### WHAT YOU WILL DO
Look through the material below for "this". Copy every line that contains it.

### SUPPLIED ENTRIES
------------

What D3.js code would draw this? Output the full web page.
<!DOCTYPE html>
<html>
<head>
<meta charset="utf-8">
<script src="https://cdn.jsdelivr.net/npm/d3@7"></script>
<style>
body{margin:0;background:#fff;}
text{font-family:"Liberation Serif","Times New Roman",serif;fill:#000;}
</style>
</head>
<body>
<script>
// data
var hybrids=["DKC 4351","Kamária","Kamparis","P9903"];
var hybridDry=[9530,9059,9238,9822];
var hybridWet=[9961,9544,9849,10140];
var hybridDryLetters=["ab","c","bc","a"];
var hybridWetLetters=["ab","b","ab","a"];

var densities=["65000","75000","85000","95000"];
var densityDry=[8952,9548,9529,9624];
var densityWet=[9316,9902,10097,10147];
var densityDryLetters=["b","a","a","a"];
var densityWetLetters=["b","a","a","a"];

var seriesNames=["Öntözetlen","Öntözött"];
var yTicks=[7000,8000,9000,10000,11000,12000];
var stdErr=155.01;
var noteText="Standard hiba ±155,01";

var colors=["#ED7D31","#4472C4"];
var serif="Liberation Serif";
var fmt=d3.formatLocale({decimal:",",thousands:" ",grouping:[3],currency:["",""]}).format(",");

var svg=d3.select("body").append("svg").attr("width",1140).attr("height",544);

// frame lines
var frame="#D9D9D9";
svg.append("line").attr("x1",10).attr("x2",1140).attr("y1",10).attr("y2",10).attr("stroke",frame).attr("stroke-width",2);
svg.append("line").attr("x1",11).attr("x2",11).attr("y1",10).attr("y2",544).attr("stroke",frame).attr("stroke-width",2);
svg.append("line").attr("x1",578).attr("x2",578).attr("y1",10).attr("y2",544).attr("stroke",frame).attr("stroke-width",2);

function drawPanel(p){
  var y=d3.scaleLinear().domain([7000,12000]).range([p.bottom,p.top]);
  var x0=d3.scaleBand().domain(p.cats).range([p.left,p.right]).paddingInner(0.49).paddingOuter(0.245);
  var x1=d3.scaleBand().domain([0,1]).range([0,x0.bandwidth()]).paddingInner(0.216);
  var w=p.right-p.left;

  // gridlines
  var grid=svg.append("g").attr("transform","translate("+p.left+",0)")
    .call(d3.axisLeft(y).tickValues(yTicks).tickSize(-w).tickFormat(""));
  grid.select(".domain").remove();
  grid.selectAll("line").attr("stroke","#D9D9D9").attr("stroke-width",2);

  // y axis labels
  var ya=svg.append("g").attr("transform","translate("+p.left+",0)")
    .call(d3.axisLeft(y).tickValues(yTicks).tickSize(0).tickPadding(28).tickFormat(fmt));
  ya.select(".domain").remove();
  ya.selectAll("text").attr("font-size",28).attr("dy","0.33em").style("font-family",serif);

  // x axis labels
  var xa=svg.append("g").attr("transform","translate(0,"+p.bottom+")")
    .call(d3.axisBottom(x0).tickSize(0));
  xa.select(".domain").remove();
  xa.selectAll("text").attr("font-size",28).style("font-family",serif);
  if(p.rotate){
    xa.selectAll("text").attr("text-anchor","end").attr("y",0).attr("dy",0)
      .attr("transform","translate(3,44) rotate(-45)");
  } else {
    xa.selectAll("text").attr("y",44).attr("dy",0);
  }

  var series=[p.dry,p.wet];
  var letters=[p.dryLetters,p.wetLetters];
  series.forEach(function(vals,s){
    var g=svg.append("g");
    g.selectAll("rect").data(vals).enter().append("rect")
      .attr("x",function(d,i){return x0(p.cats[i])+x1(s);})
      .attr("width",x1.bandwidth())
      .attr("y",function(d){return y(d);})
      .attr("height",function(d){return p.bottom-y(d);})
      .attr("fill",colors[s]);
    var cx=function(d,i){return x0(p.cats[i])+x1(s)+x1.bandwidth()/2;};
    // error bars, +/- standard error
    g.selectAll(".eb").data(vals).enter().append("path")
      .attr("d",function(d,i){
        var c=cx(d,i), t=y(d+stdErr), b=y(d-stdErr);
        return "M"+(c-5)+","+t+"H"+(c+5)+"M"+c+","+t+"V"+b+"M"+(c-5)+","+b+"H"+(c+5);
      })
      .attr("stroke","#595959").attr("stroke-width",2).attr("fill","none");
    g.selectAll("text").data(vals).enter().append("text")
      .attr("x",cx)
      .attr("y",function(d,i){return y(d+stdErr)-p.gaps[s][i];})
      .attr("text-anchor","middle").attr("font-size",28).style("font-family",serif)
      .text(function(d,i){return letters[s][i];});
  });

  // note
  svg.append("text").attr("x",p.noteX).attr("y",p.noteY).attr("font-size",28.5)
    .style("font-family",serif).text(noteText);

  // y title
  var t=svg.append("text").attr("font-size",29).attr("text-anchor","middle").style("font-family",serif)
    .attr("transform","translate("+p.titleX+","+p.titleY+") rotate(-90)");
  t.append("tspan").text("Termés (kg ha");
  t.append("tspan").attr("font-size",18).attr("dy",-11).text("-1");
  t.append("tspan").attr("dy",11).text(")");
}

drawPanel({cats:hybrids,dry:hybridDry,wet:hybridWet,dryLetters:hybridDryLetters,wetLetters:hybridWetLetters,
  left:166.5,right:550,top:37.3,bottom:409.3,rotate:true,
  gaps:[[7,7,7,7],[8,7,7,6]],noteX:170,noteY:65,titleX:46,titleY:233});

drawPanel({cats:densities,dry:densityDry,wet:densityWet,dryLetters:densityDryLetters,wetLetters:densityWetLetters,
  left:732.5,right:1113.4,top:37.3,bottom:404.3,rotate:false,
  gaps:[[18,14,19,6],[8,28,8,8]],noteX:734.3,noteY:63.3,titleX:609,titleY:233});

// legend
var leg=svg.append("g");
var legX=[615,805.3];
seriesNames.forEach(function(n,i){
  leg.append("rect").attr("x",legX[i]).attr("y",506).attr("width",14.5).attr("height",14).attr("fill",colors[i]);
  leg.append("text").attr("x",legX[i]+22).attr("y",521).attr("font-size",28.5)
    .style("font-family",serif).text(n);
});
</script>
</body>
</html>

------------

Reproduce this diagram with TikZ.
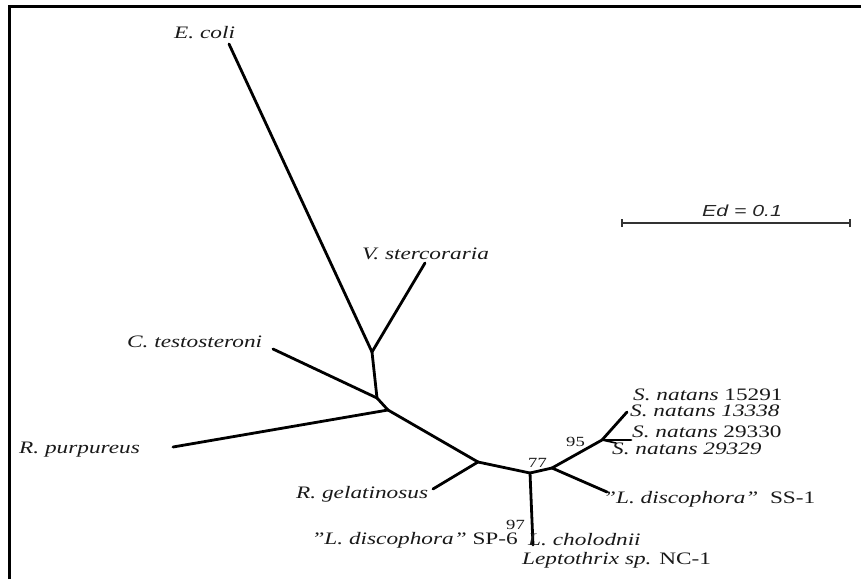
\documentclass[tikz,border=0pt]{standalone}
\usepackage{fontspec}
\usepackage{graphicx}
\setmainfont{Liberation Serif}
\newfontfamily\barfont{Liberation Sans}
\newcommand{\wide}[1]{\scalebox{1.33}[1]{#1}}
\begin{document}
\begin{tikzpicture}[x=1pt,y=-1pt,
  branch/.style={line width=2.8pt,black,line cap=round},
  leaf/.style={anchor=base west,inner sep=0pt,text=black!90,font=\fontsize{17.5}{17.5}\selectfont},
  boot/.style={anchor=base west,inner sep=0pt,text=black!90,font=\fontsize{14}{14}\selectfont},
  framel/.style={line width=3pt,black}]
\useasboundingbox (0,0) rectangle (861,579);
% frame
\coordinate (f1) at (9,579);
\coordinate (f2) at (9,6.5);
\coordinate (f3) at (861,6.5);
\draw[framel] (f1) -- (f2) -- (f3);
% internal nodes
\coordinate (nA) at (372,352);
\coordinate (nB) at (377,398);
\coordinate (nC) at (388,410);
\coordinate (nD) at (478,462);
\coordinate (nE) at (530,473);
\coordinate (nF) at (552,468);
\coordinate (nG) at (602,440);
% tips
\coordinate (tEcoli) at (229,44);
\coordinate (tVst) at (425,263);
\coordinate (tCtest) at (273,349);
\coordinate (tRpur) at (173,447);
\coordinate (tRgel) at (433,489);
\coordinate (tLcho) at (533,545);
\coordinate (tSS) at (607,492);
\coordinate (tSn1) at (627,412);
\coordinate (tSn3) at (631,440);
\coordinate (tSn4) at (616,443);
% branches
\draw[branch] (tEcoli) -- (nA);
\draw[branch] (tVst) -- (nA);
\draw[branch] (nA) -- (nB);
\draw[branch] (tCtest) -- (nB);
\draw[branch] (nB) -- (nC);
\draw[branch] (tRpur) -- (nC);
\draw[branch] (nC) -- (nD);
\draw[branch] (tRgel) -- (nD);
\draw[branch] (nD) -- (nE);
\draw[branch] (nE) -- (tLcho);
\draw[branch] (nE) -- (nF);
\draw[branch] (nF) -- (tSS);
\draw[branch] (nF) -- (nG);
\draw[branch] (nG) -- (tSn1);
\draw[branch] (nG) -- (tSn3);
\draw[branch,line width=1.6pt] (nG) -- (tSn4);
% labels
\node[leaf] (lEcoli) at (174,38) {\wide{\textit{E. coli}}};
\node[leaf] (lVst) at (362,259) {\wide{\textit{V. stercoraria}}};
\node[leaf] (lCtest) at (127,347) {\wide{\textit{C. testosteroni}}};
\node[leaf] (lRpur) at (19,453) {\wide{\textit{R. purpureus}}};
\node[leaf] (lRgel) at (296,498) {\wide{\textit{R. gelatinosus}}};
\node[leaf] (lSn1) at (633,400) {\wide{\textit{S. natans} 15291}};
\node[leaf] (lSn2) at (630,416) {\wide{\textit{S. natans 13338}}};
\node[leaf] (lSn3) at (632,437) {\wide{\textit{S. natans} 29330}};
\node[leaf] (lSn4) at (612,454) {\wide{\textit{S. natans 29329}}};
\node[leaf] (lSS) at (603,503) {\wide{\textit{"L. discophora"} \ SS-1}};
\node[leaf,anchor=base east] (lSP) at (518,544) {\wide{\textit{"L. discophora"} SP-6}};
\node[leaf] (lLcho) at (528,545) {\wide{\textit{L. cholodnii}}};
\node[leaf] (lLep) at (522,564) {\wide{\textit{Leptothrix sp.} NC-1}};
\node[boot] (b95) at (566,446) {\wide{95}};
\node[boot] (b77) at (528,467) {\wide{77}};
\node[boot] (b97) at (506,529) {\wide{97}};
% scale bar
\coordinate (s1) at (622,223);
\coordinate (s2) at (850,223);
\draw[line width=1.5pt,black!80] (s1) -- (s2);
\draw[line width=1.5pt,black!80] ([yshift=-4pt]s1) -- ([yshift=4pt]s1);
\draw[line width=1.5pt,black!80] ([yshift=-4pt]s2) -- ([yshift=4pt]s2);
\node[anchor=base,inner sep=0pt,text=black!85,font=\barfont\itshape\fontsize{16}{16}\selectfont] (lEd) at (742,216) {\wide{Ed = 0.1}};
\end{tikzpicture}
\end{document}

------------

### TASK SOLUTION
What D3.js code would draw this? Output the full web page.
Reproduce this diagram with TikZ.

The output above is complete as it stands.